▶ [REQUIRED WORK] Examine the material below. Gather every line in which the string "matplotlib" appears.

++++ MATERIAL PROVIDED

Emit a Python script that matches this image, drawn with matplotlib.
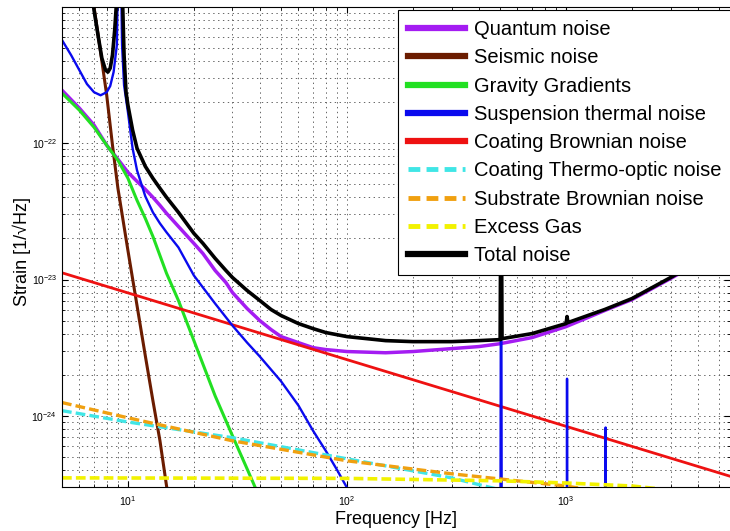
import matplotlib.pyplot as plt
from matplotlib.lines import Line2D

plt.rcParams['font.family'] = ['Liberation Sans', 'DejaVu Sans']
plt.rcParams['mathtext.fontset'] = 'custom'
plt.rcParams['mathtext.rm'] = 'Liberation Sans'
plt.rcParams['lines.scale_dashes'] = False

# quantum noise
q_f = [5, 6, 7, 8, 9, 10, 11, 12, 13, 14, 15, 17, 20, 22, 25, 28, 30, 35, 40, 45, 50, 60, 70, 80,
       100, 150, 200, 300, 400, 500, 700, 1000, 1500, 2000, 3000, 5600]
q_h = [2.45e-22, 1.81e-22, 1.36e-22, 9.67e-23, 7.63e-23, 6.12e-23, 5.25e-23, 4.59e-23, 4.01e-23,
       3.50e-23, 3.06e-23, 2.45e-23, 1.84e-23, 1.55e-23, 1.165e-23, 9.5e-24, 8.02e-24, 6.12e-24,
       4.99e-24, 4.29e-24, 3.81e-24, 3.44e-24, 3.16e-24, 3.06e-24, 2.96e-24, 2.90e-24, 2.96e-24,
       3.11e-24, 3.22e-24, 3.38e-24, 3.75e-24, 4.51e-24, 5.92e-24, 7.13e-24, 1.017e-23, 1.81e-23]

# seismic noise
s_f = [6, 7, 7.5, 8, 8.5, 9, 9.5, 10, 11, 12, 13, 14, 15, 16]
s_h = [5e-21, 1.0e-21, 4.67e-22, 2.25e-22, 9.67e-23, 4.67e-23, 2.72e-23, 1.63e-23, 6.44e-24,
       2.76e-24, 1.29e-24, 6.55e-25, 3.06e-25, 1.7e-25]

# gravity gradients
g_f = [5, 6, 7, 8, 9, 10, 11, 12, 13, 15, 17, 20, 25, 30, 35, 40]
g_h = [2.33e-22, 1.75e-22, 1.31e-22, 9.67e-23, 7.5e-23, 5.53e-23, 3.81e-23, 2.81e-23, 2.07e-23,
       1.11e-23, 7.01e-24, 3.56e-24, 1.40e-24, 7.13e-25, 4.07e-25, 2.49e-25]

# suspension thermal noise (with violin modes)
sus_f = [5, 5.5, 6, 6.5, 7, 7.5, 8, 8.3, 8.6, 8.9, 9.15, 9.4, 9.6, 10, 10.5, 11, 12, 13, 14, 15, 17,
         20, 22, 25, 30, 35, 40, 50, 60, 70, 80, 90, 100, 110,
         500, 505, 510, 1005, 1010, 1015, 1510, 1515, 1520, 3000]
sus_h = [5.72e-22, 4.44e-22, 3.44e-22, 2.72e-22, 2.37e-22, 2.25e-22, 2.37e-22, 2.63e-22, 3.33e-22,
         5.26e-22, 1e-20, 5.26e-22, 2.67e-22, 1.69e-22, 9.19e-23, 6.33e-23, 4.08e-23, 3.11e-23,
         2.58e-23, 2.22e-23, 1.72e-23, 1.07e-23, 8.73e-24, 6.66e-24, 4.59e-24, 3.44e-24, 2.72e-24,
         1.79e-24, 1.19e-24, 7.76e-25, 5.53e-25, 4.01e-25, 2.96e-25, 2.18e-25,
         5e-27, 1e-22, 5e-27, 1e-27, 1.87e-24, 1e-27, 5e-28, 8.2e-25, 5e-28, 1e-28]

# coating Brownian noise
r_f = [5, 100, 5600]
r_h = [1.12e-23, 2.58e-24, 3.6e-25]

# coating thermo-optic noise
c_f = [5, 10, 30, 100, 300, 500, 700]
c_h = [1.09e-24, 9.0e-25, 6.9e-25, 4.83e-25, 3.5e-25, 2.86e-25, 2.4e-25]

# substrate Brownian noise
o_f = [5, 10, 30, 100, 300, 1000, 1300]
o_h = [1.25e-24, 9.66e-25, 6.55e-25, 4.67e-25, 3.75e-25, 3.05e-25, 2.85e-25]

# excess gas
e_f = [5, 100, 500, 1000, 2000, 2700]
e_h = [3.5e-25, 3.47e-25, 3.33e-25, 3.21e-25, 3.05e-25, 2.9e-25]

# total noise
t_f = [6.9, 7, 7.3, 7.6, 7.9, 8.1, 8.3, 8.5, 8.7, 8.85, 9.15, 9.45, 9.6, 9.8, 10, 10.5, 11, 12, 13,
       14, 15, 17, 20, 22, 25, 28, 30, 35, 40, 45, 50, 60, 70, 80, 100, 150, 200, 300, 400, 500, 505,
       510, 700, 1000, 1010, 1020, 1500, 2000, 3000, 5600]
t_h = [1.2e-21, 9.5e-22, 6.22e-22, 4.22e-22, 3.44e-22, 3.33e-22, 3.56e-22, 4.44e-22, 6.77e-22,
       1.03e-21, 1e-20, 1.12e-21, 4.44e-22, 2.37e-22, 1.90e-22, 1.25e-22, 9.19e-23, 6.77e-23,
       5.53e-23, 4.67e-23, 4.01e-23, 3.11e-23, 2.18e-23, 1.84e-23, 1.43e-23, 1.165e-23, 1.034e-23,
       8.3e-24, 7.01e-24, 6.02e-24, 5.44e-24, 4.75e-24, 4.36e-24, 4.08e-24, 3.81e-24, 3.56e-24,
       3.50e-24, 3.50e-24, 3.56e-24, 3.62e-24, 1e-22, 3.68e-24, 4.01e-24, 4.75e-24, 5.35e-24,
       4.83e-24, 6.02e-24, 7.25e-24, 1.034e-23, 1.84e-23]

labels = ['Quantum noise', 'Seismic noise', 'Gravity Gradients', 'Suspension thermal noise',
          'Coating Brownian noise', 'Coating Thermo-optic noise', 'Substrate Brownian noise',
          'Excess Gas', 'Total noise']
colors = ['#a41cf2', '#6b1c00', '#22e022', '#0a0aee', '#ee1111', '#40e6e6', '#f0a010', '#f2f200', 'black']

fig = plt.figure(figsize=(7.3, 5.31), dpi=100)
ax = fig.add_axes([62/730, 44/531, 668/730, 480/531])

dash = (7, 3)
ax.plot(q_f, q_h, color=colors[0], lw=2.5)
ax.plot(s_f, s_h, color=colors[1], lw=2.2)
ax.plot(g_f, g_h, color=colors[2], lw=2.2)
ax.plot(r_f, r_h, color=colors[4], lw=2.0)
ax.plot(sus_f, sus_h, color=colors[3], lw=1.7)
ax.plot(c_f, c_h, color=colors[5], lw=2.4, dashes=dash)
ax.plot(o_f, o_h, color=colors[6], lw=2.4, dashes=dash)
ax.plot(e_f, e_h, color=colors[7], lw=2.6, dashes=dash)
ax.plot(t_f, t_h, color=colors[8], lw=2.6)

ax.set_xscale('log')
ax.set_yscale('log')
ax.set_xlim(5, 5600)
ax.set_ylim(3e-25, 1e-21)
ax.set_yticks([1e-24, 1e-23, 1e-22])
ax.grid(True, which='both', linestyle=(0, (1, 2.5)), color='0.4', lw=0.7)
ax.tick_params(which='both', direction='in', top=True, right=True)
ax.tick_params(which='major', length=4, labelsize=7.5)
ax.tick_params(which='minor', length=2.5)
ax.tick_params(axis='x', pad=5)
ax.spines['right'].set_visible(False)

ax.set_xlabel('Frequency [Hz]', fontsize=13)
ax.set_ylabel('Strain [1/\u221aHz]', fontsize=13)
ax.xaxis.set_label_coords(0.5, -0.05)
ax.yaxis.set_label_coords(-0.047, 0.49)

handles = []
for i, lab in enumerate(labels):
    if i in (5, 6, 7):
        handles.append(Line2D([], [], color=colors[i], lw=3.5, dashes=(8.5, 4.5)))
    else:
        handles.append(Line2D([], [], color=colors[i], lw=4.5))
leg = ax.legend(handles, labels, loc='upper left', bbox_to_anchor=(398/730, 1 - 10/531),
                bbox_transform=fig.transFigure, fontsize=14.5, frameon=True, fancybox=False,
                framealpha=1, edgecolor='black', handlelength=2.85, handletextpad=0.4,
                labelspacing=0.46, borderpad=0.5, borderaxespad=0)
leg.get_frame().set_linewidth(0.8)

plt.savefig('out.png', dpi=100)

++++++++

▶ [OUTPUT OF THE EXERCISE]
Emit a Python script that matches this image, drawn with matplotlib.
import matplotlib.pyplot as plt
from matplotlib.lines import Line2D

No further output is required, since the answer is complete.